Siberian kale grows a little differently from regular kale and this can lead to confusion at harvest time. Do you pick at it over weeks and weeks or harvest it all at once let’s find out.
I always pick away a few leaves at a time on my Siberian kale rather than going for the whole plant at once. This is quick-growing veg and you will have new leaves ready to harvest again in a week or two if you let the plant grow back.
How To Pick The Leaves
I like to use secateurs but you can also use scissors or just your hands but a cutting implement is advised.
You want to cut from the outside in, always removing the larger outer leaves and leaving the smaller inner leaves.
Cut right down at the base of the plant.
You can cut a lot of the leaves off at once as long as you don’t remove everything.

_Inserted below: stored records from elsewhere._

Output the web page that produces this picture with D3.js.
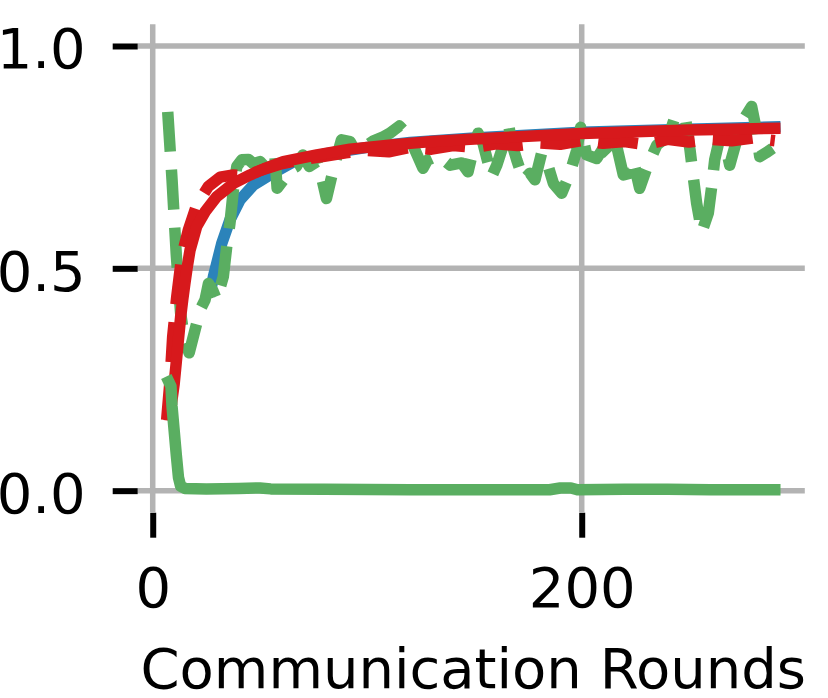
<!DOCTYPE html>
<html>
<head>
<meta charset="utf-8">
<script src="https://cdn.jsdelivr.net/npm/d3@7"></script>
<style>
  body { margin: 0; background: #fff; }
  svg text { font-family: "DejaVu Sans", sans-serif; fill: #000; }
</style>
</head>
<body>
<svg id="chart" width="828" height="698"></svg>
<script>
// [round, value] pairs
const blueSolid = [
  [27, 0.45], [28.3, 0.481], [32.2, 0.556], [36, 0.609], [40.7, 0.654], [46.9, 0.687],
  [56, 0.714], [65, 0.738], [80, 0.757], [100, 0.772], [120, 0.783], [150, 0.793],
  [200, 0.806], [250, 0.813], [290, 0.818]
];

const redSolid = [
  [8, 0.17], [9, 0.205], [10, 0.24], [11, 0.29], [12, 0.34], [13, 0.39], [14, 0.43],
  [15, 0.466], [16, 0.5], [17.4, 0.541], [20.5, 0.594], [24.4, 0.627], [29.8, 0.661],
  [37.6, 0.691], [45.4, 0.71], [52, 0.724], [60.9, 0.74], [76.5, 0.755], [92, 0.768],
  [110, 0.777], [130, 0.785], [150, 0.791], [175, 0.797], [200, 0.803], [225, 0.807],
  [250, 0.811], [270, 0.813], [290, 0.815]
];

const redDashed = [
  [6.5, 0.159], [8.1, 0.249], [9.3, 0.346], [11.2, 0.436], [13.5, 0.526], [16.6, 0.586],
  [20.5, 0.642], [25.9, 0.684], [31.4, 0.705], [37.6, 0.71], [43.8, 0.708], [50, 0.72],
  [60, 0.735], [70, 0.745], [80, 0.752], [90, 0.76], [100, 0.765], [110, 0.762],
  [120, 0.772], [130, 0.768], [140, 0.776], [150, 0.772], [160, 0.78], [170, 0.776],
  [180, 0.782], [190, 0.779], [200, 0.787], [210, 0.781], [220, 0.785], [230, 0.778],
  [240, 0.79], [250, 0.784], [260, 0.79], [270, 0.787], [280, 0.793], [290, 0.787]
];

const greenDashed = [
  [7, 0.852], [9, 0.7], [11, 0.53], [13, 0.4], [15, 0.335], [17, 0.31], [20.5, 0.376],
  [22, 0.406], [24.4, 0.429], [26, 0.466], [28, 0.45], [29.8, 0.429], [32.9, 0.481],
  [34.5, 0.549], [36, 0.601], [37.6, 0.676], [39.2, 0.729], [41.5, 0.744], [44.6, 0.745],
  [47, 0.735], [50, 0.74], [53, 0.725], [57, 0.751], [58, 0.68], [61, 0.699], [64, 0.721],
  [67, 0.729], [70, 0.755], [73, 0.729], [76.5, 0.74], [79, 0.699], [81, 0.657],
  [83.4, 0.706], [85.8, 0.751], [88, 0.789], [92, 0.785], [95, 0.759], [98, 0.77],
  [103, 0.787], [107.5, 0.796], [110.6, 0.804], [115, 0.82], [119, 0.8], [121, 0.78],
  [126, 0.725], [128, 0.743], [133, 0.754], [138.7, 0.732], [144, 0.737], [147, 0.717],
  [149.4, 0.766], [151.7, 0.804], [154, 0.781], [158, 0.706], [160.4, 0.732],
  [162.7, 0.766], [165.8, 0.826], [167.4, 0.781], [169.7, 0.744], [172.8, 0.699],
  [175.9, 0.714], [178.2, 0.699], [181.3, 0.759], [184.4, 0.729], [186.8, 0.691],
  [190.7, 0.669], [194.5, 0.714], [197.7, 0.766], [199.5, 0.817], [202.3, 0.755],
  [207, 0.747], [210, 0.77], [213, 0.755], [216, 0.781], [219.4, 0.71], [222.5, 0.714],
  [224, 0.744], [227, 0.68], [230, 0.721], [232.6, 0.751], [235, 0.777], [238, 0.789],
  [241, 0.804], [243, 0.834], [246, 0.819], [248.6, 0.83], [250.5, 0.766], [252, 0.706],
  [253.6, 0.646], [256, 0.582], [259, 0.624], [260.6, 0.684], [262, 0.744], [264.5, 0.796],
  [266.8, 0.781], [269, 0.732], [272.3, 0.789], [275.3, 0.834], [279.2, 0.864],
  [280.8, 0.826], [283, 0.751], [286, 0.76], [289, 0.77]
];

const greenSolid = [
  [7.5, 0.245], [8.5, 0.235], [9, 0.19], [10, 0.135], [11, 0.08], [12, 0.03], [13, 0.01],
  [15, 0.005], [25, 0.004], [40, 0.005], [50, 0.006], [55, 0.004], [80, 0.003],
  [120, 0.002], [160, 0.002], [185, 0.002], [190, 0.006], [195, 0.006], [198, 0.002],
  [220, 0.003], [240, 0.003], [260, 0.002], [290, 0.002]
];

const xTicks = [0, 200];
const yTicks = [0.0, 0.5, 1.0];
const xLabel = 'Communication Rounds';

const svg = d3.select('#chart');
const lw = 11.5;

const x = d3.scaleLinear().domain([-7, 304]).range([137.7, 804.8]);
const y = d3.scaleLinear().domain([-0.048, 1.049]).range([512, 24.2]);

svg.append('rect').attr('width', 828).attr('height', 698).attr('fill', '#fff');

// grid
const grid = svg.append('g').attr('stroke', '#b3b3b3').attr('stroke-width', 5.5);
grid.selectAll('.hg').data(yTicks).join('line')
  .attr('x1', x.range()[0]).attr('x2', x.range()[1])
  .attr('y1', d => y(d)).attr('y2', d => y(d));
grid.selectAll('.vg').data(xTicks).join('line')
  .attr('y1', y.range()[0]).attr('y2', y.range()[1])
  .attr('x1', d => x(d)).attr('x2', d => x(d));

// offset axes with no spine
const yAxis = d3.axisLeft(y).tickValues(yTicks).tickFormat(d3.format('.1f'))
  .tickSize(25).tickPadding(27);
const xAxis = d3.axisBottom(x).tickValues(xTicks).tickFormat(d3.format('d'))
  .tickSize(25).tickPadding(30);

const gy = svg.append('g').attr('transform', `translate(${x.range()[0]},0)`).call(yAxis);
const gx = svg.append('g').attr('transform', `translate(0,${y.range()[0] + 0.7})`).call(xAxis);
[gy, gx].forEach(g => {
  g.select('.domain').remove();
  g.selectAll('.tick line').attr('stroke', '#000').attr('stroke-width', 6);
  g.selectAll('text').attr('font-size', 56).attr('font-family', '"DejaVu Sans", sans-serif');
});
gy.selectAll('.tick text').attr('dy', '0.39em');
gx.selectAll('.tick text').attr('dy', '0.71em');

svg.append('text')
  .attr('x', (x.range()[0] + x.range()[1]) / 2 + 2)
  .attr('y', 688)
  .attr('text-anchor', 'middle')
  .attr('font-size', 56)
  .text(xLabel);

// lines
const line = d3.line().x(d => x(d[0])).y(d => y(d[1]));
const series = [
  { data: blueSolid, color: '#2b83ba', dash: null },
  { data: greenDashed, color: '#5aae61', dash: [40, 18] },
  { data: redDashed, color: '#d7191c', dash: [40, 18] },
  { data: redSolid, color: '#d7191c', dash: null },
  { data: greenSolid, color: '#5aae61', dash: null }
];
svg.append('g').selectAll('path').data(series).join('path')
  .attr('d', d => line(d.data))
  .attr('fill', 'none')
  .attr('stroke', d => d.color)
  .attr('stroke-width', lw)
  .attr('stroke-linejoin', 'round')
  .attr('stroke-linecap', d => d.dash ? 'butt' : 'square')
  .attr('stroke-dasharray', d => d.dash ? d.dash.join(',') : null);
</script>
</body>
</html>
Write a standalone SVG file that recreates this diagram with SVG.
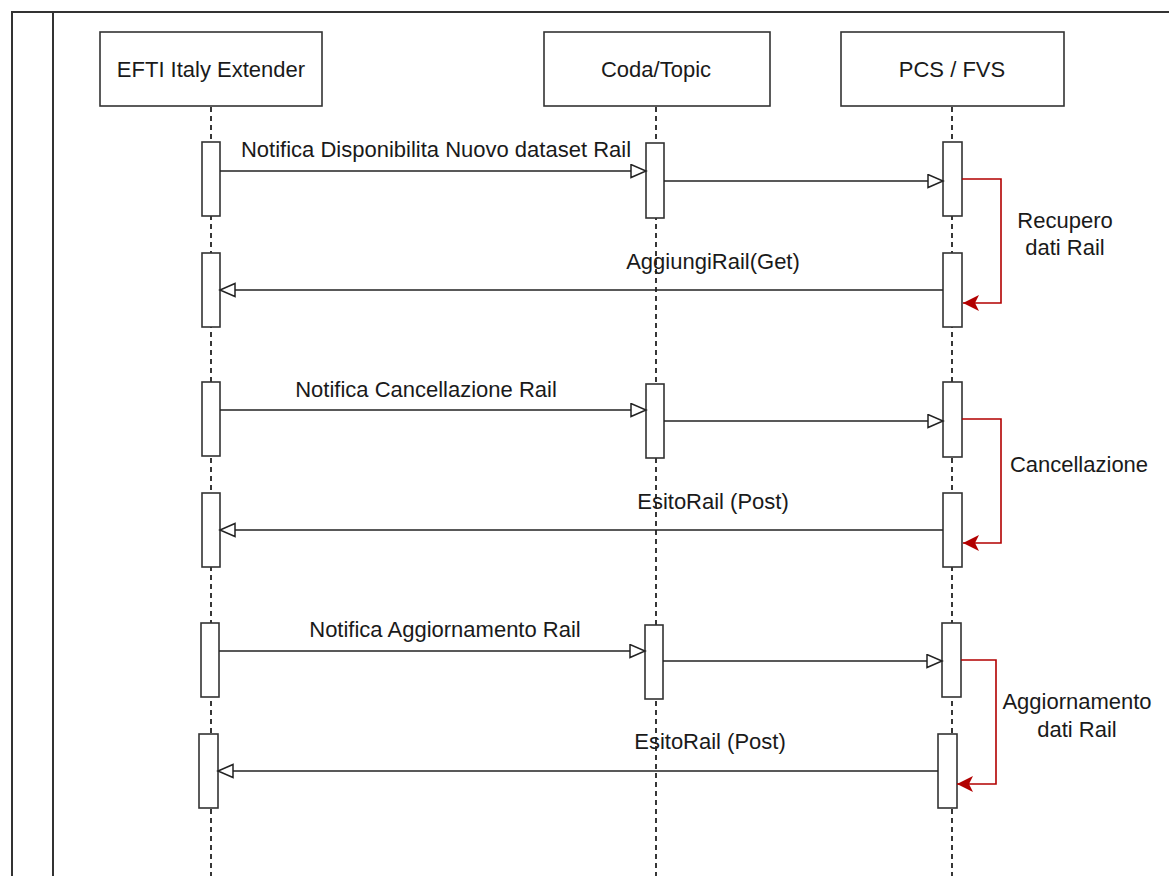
<svg xmlns="http://www.w3.org/2000/svg" width="1169" height="876" viewBox="0 0 1169 876">
<style>
.frame{fill:none;stroke:#333;stroke-width:2}
.actor{fill:#fff;stroke:#333;stroke-width:1.6}
.act{fill:#fff;stroke:#333;stroke-width:1.6}
.life{stroke:#222;stroke-width:1.8;stroke-dasharray:5 4;fill:none}
.msg{stroke:#222;stroke-width:1.5;fill:none;marker-end:url(#open)}
.self{stroke:#B20000;stroke-width:1.6;fill:none;marker-end:url(#red)}
text{font-family:"Liberation Sans",Arial,sans-serif;font-size:22px;fill:#1a1a1a}
.c{text-anchor:middle}
</style>
<defs>
<marker id="open" markerUnits="userSpaceOnUse" markerWidth="18" markerHeight="16" viewBox="-1 -1 18 16" refX="15" refY="6.5" orient="auto">
<path d="M0,0 L15,6.5 L0,13 Z" fill="#fff" stroke="#222" stroke-width="1.5"/>
</marker>
<marker id="red" markerUnits="userSpaceOnUse" markerWidth="18" markerHeight="18" viewBox="0 0 18 18" refX="16" refY="8" orient="auto">
<path d="M0,0 L16,8 L0,16 L4,8 Z" fill="#B20000"/>
</marker>
</defs>
<rect width="1169" height="876" fill="#fff"/>
<g id="frame">
<path class="frame" d="M12,876 V12 H1175"/>
<path class="frame" d="M53,12 V876"/>
</g>
<g id="lifelines">
<line class="life" x1="211" y1="107" x2="211" y2="876"/>
<line class="life" x1="656" y1="107" x2="656" y2="876"/>
<line class="life" x1="952" y1="107" x2="952" y2="876"/>
</g>
<g id="actor-efti">
<rect class="actor" x="100" y="32" width="222" height="74"/>
<text class="c" x="211" y="76.5">EFTI Italy Extender</text>
</g>
<g id="actor-coda">
<rect class="actor" x="544" y="32" width="226" height="74"/>
<text class="c" x="656" y="76.5">Coda/Topic</text>
</g>
<g id="actor-pcs">
<rect class="actor" x="841" y="32" width="223" height="74"/>
<text class="c" x="952" y="76.5">PCS / FVS</text>
</g>
<g id="activations">
<rect class="act" x="202" y="142" width="18" height="74"/>
<rect class="act" x="202" y="253" width="18" height="74"/>
<rect class="act" x="202" y="382" width="18" height="74"/>
<rect class="act" x="202" y="493" width="18" height="74"/>
<rect class="act" x="201" y="623" width="18" height="74"/>
<rect class="act" x="199" y="734" width="19" height="74"/>
<rect class="act" x="646" y="143" width="18" height="75"/>
<rect class="act" x="646" y="384" width="18" height="74"/>
<rect class="act" x="645" y="625" width="18" height="74"/>
<rect class="act" x="943" y="142" width="19" height="74"/>
<rect class="act" x="943" y="253" width="19" height="74"/>
<rect class="act" x="943" y="382" width="19" height="75"/>
<rect class="act" x="943" y="493" width="19" height="74"/>
<rect class="act" x="942" y="623" width="19" height="74"/>
<rect class="act" x="938" y="734" width="19" height="74"/>
</g>
<g id="connectors">
<line class="msg" x1="220" y1="171" x2="646" y2="171"/>
<line class="msg" x1="664" y1="181" x2="943" y2="181"/>
<path class="self" d="M962,179 H1001 V303 H963"/>
<line class="msg" x1="943" y1="290" x2="220" y2="290"/>
<line class="msg" x1="220" y1="410" x2="646" y2="410"/>
<line class="msg" x1="664" y1="421" x2="943" y2="421"/>
<path class="self" d="M962,419 H1001 V543 H963"/>
<line class="msg" x1="943" y1="530" x2="220" y2="530"/>
<line class="msg" x1="219" y1="651" x2="645" y2="651"/>
<line class="msg" x1="663" y1="661" x2="942" y2="661"/>
<path class="self" d="M961,660 H996 V784 H957"/>
<line class="msg" x1="938" y1="771" x2="218" y2="771"/>
</g>
<g id="labels">
<text class="c" x="436" y="157">Notifica Disponibilita Nuovo dataset Rail</text>
<text class="c" x="713" y="269">AggiungiRail(Get)</text>
<text class="c" x="1065" y="228">Recupero</text>
<text class="c" x="1065" y="255">dati Rail</text>
<text class="c" x="426" y="397">Notifica Cancellazione Rail</text>
<text class="c" x="713" y="509">EsitoRail (Post)</text>
<text class="c" x="1079" y="472">Cancellazione</text>
<text class="c" x="445" y="637">Notifica Aggiornamento Rail</text>
<text class="c" x="710" y="749">EsitoRail (Post)</text>
<text class="c" x="1077" y="709">Aggiornamento</text>
<text class="c" x="1077" y="737">dati Rail</text>
</g>
</svg>
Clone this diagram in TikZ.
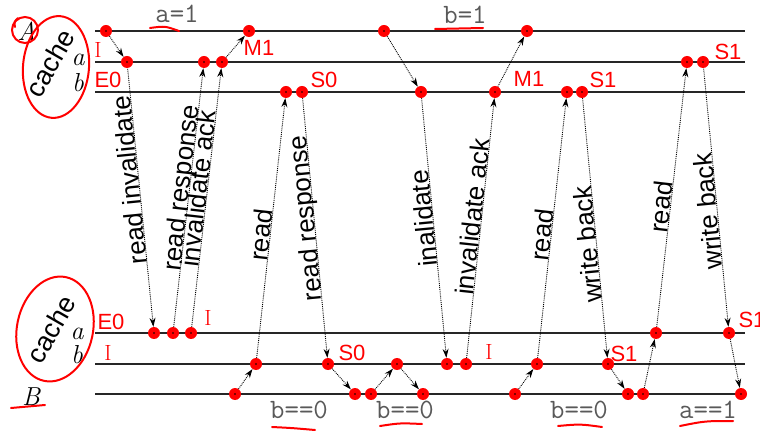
\documentclass[tikz,border=0pt]{standalone}
\usepackage{fontspec}
\setsansfont{Liberation Sans}
\usetikzlibrary{arrows.meta}

\tikzset{
  wire/.style={line width=1.4pt, black!85},
  dot/.style={circle, fill=red, inner sep=0pt, minimum size=12pt,
    path picture={\fill[black] (path picture bounding box.center) circle (0.9pt);}},
  msg/.style={densely dotted, line width=0.9pt, -{Stealth[length=9pt,width=6pt]}},
  msgdown/.style={densely dotted, line width=0.9pt, {Stealth[length=9pt,width=6pt]}-},
  lbl/.style={sloped, allow upside down, anchor=base, inner sep=1pt,
    font=\fontsize{26}{30}\selectfont\sffamily},
  cond/.style={font=\fontsize{28}{32}\selectfont\ttfamily, text=black!65},
  side/.style={font=\fontsize{26}{30}\selectfont\rmfamily\itshape},
  note/.style={text=red, font=\fontsize{22}{26}\selectfont\sffamily},
  ink/.style={red, line width=2pt, line cap=round},
}

\begin{document}
\begin{tikzpicture}[x=1pt, y=-1pt]
\useasboundingbox (0,0) rectangle (760,435);

% lines of processor A and of its cache
\draw[wire] (95,31) -- (745,31);
\draw[wire] (95,62) -- (745,62);
\draw[wire] (95,92) -- (745,92);
% lines of processor B and of its cache
\draw[wire] (95,333) -- (745,333);
\draw[wire] (95,364) -- (745,364);
\draw[wire] (95,394) -- (745,394);

% names on the left
\node[side] (nameA) at (27,31) {A};
\node[font=\fontsize{27}{30}\selectfont\sffamily, rotate=60] (cacheA) at (50,63) {cache};
\node[side] (lineAa) at (78,60) {a};
\node[side] (lineAb) at (78,83) {b};
\node[side] (nameB) at (31,397) {B};
\node[font=\fontsize{27}{30}\selectfont\sffamily, rotate=60] (cacheB) at (51,329) {cache};
\node[side] (lineBa) at (77,334) {a};
\node[side] (lineBb) at (77,355) {b};

% events on A
\node[dot] (tA1) at (106,31) {};
\node[dot] (tA2) at (249,31) {};
\node[dot] (tA3) at (384,31) {};
\node[dot] (tA4) at (527,31) {};
\node[dot] (ta1) at (127,62) {};
\node[dot] (ta2) at (204,62) {};
\node[dot] (ta3) at (222,62) {};
\node[dot] (ta4) at (687,62) {};
\node[dot] (ta5) at (703,62) {};
\node[dot] (tb1) at (286,92) {};
\node[dot] (tb2) at (302,92) {};
\node[dot] (tb3) at (421,92) {};
\node[dot] (tb4) at (495,92) {};
\node[dot] (tb5) at (567,92) {};
\node[dot] (tb6) at (582,92) {};

% events on B
\node[dot] (ba1) at (154,333) {};
\node[dot] (ba2) at (173,333) {};
\node[dot] (ba3) at (191,333) {};
\node[dot] (ba4) at (656,333) {};
\node[dot] (ba5) at (729,333) {};
\node[dot] (bb1) at (256,364) {};
\node[dot] (bb2) at (328,364) {};
\node[dot] (bb3) at (397,364) {};
\node[dot] (bb4) at (447,364) {};
\node[dot] (bb5) at (466,364) {};
\node[dot] (bb6) at (537,364) {};
\node[dot] (bb7) at (608,364) {};
\node[dot] (bB1) at (235,394) {};
\node[dot] (bB2) at (355,394) {};
\node[dot] (bB3) at (371,394) {};
\node[dot] (bB4) at (423,394) {};
\node[dot] (bB5) at (515,394) {};
\node[dot] (bB6) at (628,394) {};
\node[dot] (bB7) at (643,394) {};
\node[dot] (bB8) at (741,394) {};

% short steps between a processor and its cache
\draw[msg] (tA1) -- (ta1);
\draw[msg] (ta3) -- (tA2);
\draw[msg] (tA3) -- (tb3);
\draw[msg] (tb4) -- (tA4);
\draw[msg] (bB1) -- (bb1);
\draw[msg] (bb2) -- (bB2);
\draw[msg] (bB3) -- (bb3);
\draw[msg] (bb3) -- (bB4);
\draw[msg] (bB5) -- (bb6);
\draw[msg] (bb7) -- (bB6);
\draw[msg] (bB7) -- (ba4);
\draw[msg] (ba5) -- (bB8);

% messages on the bus
\draw[msgdown] (ba1) -- (ta1) node[lbl, pos=0.57] {read invalidate};
\draw[msg] (ba2) -- (ta2) node[lbl, pos=0.535] {read response};
\draw[msg] (ba3) -- (ta3) node[lbl, pos=0.53] {invalidate ack};
\draw[msg] (bb1) -- (tb1) node[lbl, pos=0.47] {read};
\draw[msgdown] (bb2) -- (tb2) node[lbl, pos=0.54] {read response};
\draw[msgdown] (bb4) -- (tb3) node[lbl, pos=0.54] {inalidate};
\draw[msg] (bb5) -- (tb4) node[lbl, pos=0.54] {invalidate ack};
\draw[msg] (bb6) -- (tb5) node[lbl, pos=0.47] {read};
\draw[msgdown] (bb7) -- (tb6) node[lbl, pos=0.44] {write back};
\draw[msg] (ba4) -- (ta4) node[lbl, pos=0.46] {read};
\draw[msgdown] (ba5) -- (ta5) node[lbl, pos=0.45] {write back};

% program lines
\node[cond] (setA) at (177,14) {a=1};
\node[cond] (setB) at (465,15) {b=1};
\node[cond] (testB1) at (299,410) {b==0};
\node[cond] (testB2) at (405,410) {b==0};
\node[cond] (testB3) at (579,410) {b==0};
\node[cond] (testA) at (708,410) {a==1};

% red marks: cache states
\node[note, font=\fontsize{22}{26}\selectfont\rmfamily] (stA1) at (98,50) {I};
\node[note] (stA2) at (108,80) {E0};
\node[note] (stA3) at (259,48) {M1};
\node[note] (stA4) at (324,80) {S0};
\node[note] (stA5) at (529,79) {M1};
\node[note] (stA6) at (603,80) {S1};
\node[note] (stA7) at (728,52) {S1};
\node[note] (stB1) at (111,322) {E0};
\node[note, font=\fontsize{22}{26}\selectfont\rmfamily] (stB2) at (208,318) {I};
\node[note, font=\fontsize{22}{26}\selectfont\rmfamily] (stB3) at (108,353) {I};
\node[note] (stB4) at (352,353) {S0};
\node[note, font=\fontsize{22}{26}\selectfont\rmfamily] (stB5) at (489,352) {I};
\node[note] (stB6) at (624,354) {S1};
\node[note] (stB7) at (752,320) {S1};

% red marks: circles and underlines
\draw[ink] (25,30) circle (13);
\draw[ink] (18,18) .. controls (14,22) .. (15,27);
\draw[ink, rotate around={-5:(56,67)}] (56,67) ellipse [x radius=33, y radius=51];
\draw[ink, rotate around={-12:(55,329)}] (55,329) ellipse [x radius=38, y radius=53];
\draw[ink] (150,28) .. controls (165,26) .. (179,31);
\draw[ink] (435,29) -- (483,28);
\draw[ink] (11,408) -- (45,405);
\draw[ink] (272,427) .. controls (292,428) .. (315,430);
\draw[ink] (380,426) .. controls (400,423) .. (422,424);
\draw[ink] (558,426) .. controls (580,424) .. (602,427);
\draw[ink] (680,426) .. controls (705,421) .. (733,421);
\end{tikzpicture}
\end{document}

You will be surprised at how little you can leave on the plant and how quickly the leaves come back.
This variety has huge leaves with a blue-green tint to them, as you can see in my photos the leaves don’t curl anywhere near as much as regular kale leaves do.
It is really rapidly growing and doesn’t form a head so works really well as pick-and-come-again kale.
As you may have gathered from the name, Siberian kale is one tough plant and is probably the toughest kale when it comes to surviving winters.
This plant can be harvested all winter long and as is true for all kale plants, the first frost actually improves the flavour of the leaves.
Can be planted in spring as soon as the soil has defrosted enough for you to be able to get seeds in the ground, that’s how tough it is.
Alternatively, you can grow it in autumn and then overwinter it for a much-needed source of food through winter.